*DATA BLOCK*:
◆ ◆ ◆ ◆

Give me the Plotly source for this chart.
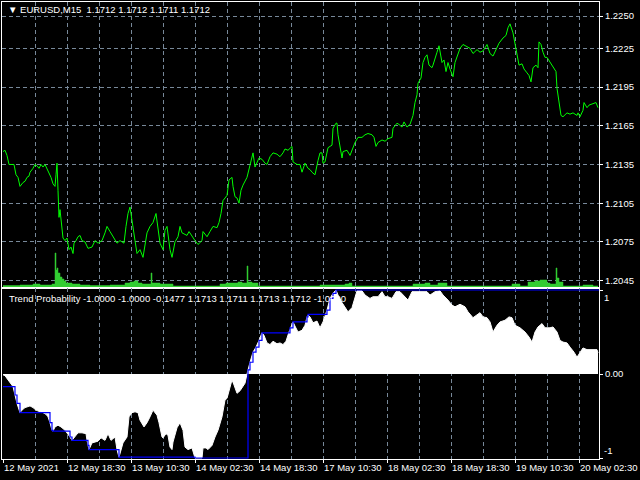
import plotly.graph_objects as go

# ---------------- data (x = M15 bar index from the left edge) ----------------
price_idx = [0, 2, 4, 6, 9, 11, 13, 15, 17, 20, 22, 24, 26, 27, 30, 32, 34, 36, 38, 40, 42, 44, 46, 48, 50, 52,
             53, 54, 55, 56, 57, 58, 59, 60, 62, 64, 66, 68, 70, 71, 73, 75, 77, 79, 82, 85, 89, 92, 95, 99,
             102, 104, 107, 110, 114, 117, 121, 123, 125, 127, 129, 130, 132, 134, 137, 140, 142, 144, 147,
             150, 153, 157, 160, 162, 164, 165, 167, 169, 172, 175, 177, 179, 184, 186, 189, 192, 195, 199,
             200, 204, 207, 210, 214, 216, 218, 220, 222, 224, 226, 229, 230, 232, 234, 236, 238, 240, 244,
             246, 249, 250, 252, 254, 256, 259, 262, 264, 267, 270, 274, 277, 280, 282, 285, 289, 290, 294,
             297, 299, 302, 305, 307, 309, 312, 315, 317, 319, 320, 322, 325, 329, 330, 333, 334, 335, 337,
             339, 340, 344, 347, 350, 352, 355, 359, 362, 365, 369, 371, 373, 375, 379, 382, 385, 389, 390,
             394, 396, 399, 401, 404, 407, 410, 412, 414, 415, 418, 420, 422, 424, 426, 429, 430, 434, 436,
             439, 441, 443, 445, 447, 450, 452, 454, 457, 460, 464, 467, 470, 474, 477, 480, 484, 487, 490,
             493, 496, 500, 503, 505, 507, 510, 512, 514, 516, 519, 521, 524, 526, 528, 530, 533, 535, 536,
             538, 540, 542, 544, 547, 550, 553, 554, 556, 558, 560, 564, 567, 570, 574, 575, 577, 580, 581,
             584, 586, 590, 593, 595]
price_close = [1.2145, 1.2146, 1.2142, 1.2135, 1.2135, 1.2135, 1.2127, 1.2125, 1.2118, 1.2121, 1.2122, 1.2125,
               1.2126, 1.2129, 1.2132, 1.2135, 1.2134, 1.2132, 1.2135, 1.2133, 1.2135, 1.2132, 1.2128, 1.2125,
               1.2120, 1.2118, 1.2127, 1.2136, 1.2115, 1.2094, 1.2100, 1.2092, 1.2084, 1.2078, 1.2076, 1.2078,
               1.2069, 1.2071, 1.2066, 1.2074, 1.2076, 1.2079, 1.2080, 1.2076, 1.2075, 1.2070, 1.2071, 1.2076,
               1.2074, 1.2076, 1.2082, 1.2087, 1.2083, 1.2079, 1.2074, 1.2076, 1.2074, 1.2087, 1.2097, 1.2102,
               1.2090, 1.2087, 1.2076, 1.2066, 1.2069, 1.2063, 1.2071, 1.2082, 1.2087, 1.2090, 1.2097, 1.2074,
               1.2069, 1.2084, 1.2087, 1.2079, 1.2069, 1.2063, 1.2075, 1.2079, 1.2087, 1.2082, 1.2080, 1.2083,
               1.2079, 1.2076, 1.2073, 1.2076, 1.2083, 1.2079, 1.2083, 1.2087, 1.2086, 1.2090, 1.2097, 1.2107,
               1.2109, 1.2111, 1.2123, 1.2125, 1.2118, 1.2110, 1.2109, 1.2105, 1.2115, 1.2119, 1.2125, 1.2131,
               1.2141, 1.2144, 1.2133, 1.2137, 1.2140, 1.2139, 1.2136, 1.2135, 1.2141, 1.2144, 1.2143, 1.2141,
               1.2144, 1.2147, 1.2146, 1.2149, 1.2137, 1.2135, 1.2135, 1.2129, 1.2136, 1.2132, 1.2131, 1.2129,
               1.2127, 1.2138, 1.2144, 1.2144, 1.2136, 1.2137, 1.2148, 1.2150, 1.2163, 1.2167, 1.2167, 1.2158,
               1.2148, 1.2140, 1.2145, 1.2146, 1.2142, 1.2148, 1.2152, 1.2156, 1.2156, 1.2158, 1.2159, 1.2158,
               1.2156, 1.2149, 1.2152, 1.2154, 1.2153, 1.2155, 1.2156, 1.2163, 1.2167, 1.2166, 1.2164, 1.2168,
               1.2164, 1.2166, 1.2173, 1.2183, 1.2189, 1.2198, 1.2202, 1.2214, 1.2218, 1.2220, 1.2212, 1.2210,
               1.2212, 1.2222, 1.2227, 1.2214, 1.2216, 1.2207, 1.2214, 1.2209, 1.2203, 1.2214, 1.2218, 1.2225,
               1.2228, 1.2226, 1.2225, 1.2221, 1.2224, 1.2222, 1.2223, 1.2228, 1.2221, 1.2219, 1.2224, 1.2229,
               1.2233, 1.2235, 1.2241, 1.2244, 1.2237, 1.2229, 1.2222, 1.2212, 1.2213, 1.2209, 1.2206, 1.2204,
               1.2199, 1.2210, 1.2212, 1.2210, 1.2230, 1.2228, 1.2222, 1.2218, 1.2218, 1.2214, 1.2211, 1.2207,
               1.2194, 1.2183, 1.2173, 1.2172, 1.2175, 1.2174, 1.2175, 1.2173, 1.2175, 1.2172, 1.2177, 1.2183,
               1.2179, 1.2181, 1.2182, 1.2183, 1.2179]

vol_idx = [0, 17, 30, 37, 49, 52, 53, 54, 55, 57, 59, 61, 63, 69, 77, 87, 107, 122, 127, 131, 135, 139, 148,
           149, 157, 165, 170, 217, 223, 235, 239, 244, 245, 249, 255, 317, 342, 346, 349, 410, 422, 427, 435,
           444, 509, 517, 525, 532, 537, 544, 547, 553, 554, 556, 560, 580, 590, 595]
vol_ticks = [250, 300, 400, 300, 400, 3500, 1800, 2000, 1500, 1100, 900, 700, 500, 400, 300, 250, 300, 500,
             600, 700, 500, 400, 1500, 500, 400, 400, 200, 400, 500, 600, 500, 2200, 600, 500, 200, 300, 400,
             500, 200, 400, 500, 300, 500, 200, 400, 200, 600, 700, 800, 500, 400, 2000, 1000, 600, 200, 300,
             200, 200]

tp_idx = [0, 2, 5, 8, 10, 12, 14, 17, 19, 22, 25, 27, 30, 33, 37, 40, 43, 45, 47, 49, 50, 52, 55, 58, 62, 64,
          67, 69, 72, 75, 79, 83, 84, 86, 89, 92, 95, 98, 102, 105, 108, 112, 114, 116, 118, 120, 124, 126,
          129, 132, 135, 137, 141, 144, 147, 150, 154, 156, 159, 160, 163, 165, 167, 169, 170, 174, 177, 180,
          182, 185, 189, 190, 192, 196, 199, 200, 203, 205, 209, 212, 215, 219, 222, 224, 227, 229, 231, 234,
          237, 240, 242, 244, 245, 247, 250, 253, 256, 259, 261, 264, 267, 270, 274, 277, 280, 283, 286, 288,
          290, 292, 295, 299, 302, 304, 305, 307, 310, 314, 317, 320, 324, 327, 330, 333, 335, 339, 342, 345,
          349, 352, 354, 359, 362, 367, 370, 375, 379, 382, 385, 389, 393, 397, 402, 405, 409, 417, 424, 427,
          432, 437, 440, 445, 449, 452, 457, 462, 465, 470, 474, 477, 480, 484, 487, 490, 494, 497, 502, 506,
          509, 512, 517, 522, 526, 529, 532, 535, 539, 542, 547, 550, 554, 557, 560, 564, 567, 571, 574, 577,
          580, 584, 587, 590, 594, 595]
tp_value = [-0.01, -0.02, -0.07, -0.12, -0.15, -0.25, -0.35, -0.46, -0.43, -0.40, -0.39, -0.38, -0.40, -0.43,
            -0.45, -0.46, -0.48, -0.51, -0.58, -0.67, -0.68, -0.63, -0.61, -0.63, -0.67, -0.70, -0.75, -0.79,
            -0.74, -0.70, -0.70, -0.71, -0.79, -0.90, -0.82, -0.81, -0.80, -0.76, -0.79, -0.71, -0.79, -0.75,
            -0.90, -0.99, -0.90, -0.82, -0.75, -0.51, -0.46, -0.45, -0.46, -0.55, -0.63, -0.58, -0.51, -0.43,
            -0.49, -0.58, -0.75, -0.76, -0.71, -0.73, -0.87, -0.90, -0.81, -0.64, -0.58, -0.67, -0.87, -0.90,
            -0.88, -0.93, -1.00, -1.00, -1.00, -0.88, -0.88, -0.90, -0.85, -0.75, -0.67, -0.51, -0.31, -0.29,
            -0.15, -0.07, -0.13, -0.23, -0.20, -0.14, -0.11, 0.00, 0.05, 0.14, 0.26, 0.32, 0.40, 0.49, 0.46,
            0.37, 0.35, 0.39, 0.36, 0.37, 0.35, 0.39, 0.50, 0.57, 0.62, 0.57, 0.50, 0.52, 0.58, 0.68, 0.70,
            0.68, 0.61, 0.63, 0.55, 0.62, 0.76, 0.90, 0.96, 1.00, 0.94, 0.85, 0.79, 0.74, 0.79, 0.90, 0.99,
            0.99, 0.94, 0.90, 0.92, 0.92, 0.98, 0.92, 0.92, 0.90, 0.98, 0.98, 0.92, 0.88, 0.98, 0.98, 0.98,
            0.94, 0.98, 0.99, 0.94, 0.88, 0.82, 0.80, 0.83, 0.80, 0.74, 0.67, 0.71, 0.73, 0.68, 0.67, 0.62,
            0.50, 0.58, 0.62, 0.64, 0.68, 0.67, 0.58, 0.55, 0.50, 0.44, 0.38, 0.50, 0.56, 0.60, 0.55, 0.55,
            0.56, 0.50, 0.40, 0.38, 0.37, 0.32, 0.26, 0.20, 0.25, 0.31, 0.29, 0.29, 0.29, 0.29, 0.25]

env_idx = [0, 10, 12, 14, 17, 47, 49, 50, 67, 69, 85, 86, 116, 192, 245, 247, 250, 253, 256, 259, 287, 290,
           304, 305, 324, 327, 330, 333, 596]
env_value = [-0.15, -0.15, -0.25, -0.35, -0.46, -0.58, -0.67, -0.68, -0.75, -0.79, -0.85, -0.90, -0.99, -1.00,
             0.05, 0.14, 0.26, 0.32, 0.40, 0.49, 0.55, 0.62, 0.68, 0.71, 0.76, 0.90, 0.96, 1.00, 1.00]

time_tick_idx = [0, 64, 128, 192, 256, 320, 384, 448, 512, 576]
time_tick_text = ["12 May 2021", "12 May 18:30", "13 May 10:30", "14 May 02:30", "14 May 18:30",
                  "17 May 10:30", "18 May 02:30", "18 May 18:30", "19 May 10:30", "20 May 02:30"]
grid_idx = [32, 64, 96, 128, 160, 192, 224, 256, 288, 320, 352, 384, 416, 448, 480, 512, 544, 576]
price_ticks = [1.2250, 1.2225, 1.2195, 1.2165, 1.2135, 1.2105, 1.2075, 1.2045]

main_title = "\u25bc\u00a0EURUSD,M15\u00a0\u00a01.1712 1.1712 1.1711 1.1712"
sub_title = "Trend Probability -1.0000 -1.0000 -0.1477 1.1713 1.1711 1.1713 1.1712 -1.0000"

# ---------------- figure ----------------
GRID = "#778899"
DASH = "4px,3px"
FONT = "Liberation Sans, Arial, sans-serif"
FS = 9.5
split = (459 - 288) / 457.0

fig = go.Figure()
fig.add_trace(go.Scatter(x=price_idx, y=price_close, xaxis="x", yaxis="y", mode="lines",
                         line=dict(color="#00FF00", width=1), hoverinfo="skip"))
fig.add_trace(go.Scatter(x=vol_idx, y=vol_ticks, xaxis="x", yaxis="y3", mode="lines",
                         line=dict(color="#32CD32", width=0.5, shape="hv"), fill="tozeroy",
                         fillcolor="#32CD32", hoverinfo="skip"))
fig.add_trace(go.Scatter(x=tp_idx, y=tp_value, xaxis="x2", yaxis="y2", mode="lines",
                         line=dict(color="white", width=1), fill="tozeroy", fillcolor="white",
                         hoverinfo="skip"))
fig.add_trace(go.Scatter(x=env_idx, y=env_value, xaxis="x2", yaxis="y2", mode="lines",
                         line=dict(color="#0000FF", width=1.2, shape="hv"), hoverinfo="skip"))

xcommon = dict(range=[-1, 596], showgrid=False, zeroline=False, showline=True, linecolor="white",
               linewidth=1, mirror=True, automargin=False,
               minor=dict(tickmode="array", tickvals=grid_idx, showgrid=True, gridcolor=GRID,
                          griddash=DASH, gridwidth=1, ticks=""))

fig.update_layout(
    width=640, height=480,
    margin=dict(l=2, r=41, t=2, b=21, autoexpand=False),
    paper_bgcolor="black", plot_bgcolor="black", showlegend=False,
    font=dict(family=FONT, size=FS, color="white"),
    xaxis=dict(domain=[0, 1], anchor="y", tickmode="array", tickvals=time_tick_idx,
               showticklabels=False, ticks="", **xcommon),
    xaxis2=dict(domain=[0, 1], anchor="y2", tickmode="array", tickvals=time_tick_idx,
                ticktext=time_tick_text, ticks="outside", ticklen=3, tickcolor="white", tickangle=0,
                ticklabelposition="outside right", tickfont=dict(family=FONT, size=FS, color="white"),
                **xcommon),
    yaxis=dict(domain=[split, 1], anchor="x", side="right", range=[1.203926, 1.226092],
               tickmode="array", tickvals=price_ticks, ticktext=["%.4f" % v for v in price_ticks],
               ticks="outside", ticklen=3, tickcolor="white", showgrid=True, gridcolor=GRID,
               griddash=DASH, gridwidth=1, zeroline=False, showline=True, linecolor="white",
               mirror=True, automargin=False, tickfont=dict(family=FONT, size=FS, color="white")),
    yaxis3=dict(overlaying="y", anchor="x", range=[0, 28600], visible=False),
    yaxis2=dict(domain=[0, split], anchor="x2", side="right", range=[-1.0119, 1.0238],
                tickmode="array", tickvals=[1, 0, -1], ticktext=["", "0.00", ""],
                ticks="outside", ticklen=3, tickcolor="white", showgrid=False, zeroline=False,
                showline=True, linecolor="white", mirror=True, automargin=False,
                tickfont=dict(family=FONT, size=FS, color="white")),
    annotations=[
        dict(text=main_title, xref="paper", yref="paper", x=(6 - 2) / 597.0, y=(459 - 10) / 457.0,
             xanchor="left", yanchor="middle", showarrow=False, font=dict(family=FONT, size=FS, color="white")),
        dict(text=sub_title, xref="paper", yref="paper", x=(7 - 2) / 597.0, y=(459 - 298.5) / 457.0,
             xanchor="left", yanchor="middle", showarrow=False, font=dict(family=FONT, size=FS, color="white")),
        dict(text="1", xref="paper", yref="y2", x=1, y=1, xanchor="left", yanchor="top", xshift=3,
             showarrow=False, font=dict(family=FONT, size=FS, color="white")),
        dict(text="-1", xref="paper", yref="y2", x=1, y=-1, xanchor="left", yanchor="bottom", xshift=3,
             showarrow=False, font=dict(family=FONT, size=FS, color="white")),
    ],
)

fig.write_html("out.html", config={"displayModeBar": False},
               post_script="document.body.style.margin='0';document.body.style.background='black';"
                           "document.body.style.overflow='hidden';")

◆ ◆ ◆ ◆

*REQUIREMENT*: Restate only the lines running from the start of the material above through the line containing "import plotly.graph_objects as go", ends included. No pictures.

*RESULT OF THE TASK*:
Give me the Plotly source for this chart.
import plotly.graph_objects as go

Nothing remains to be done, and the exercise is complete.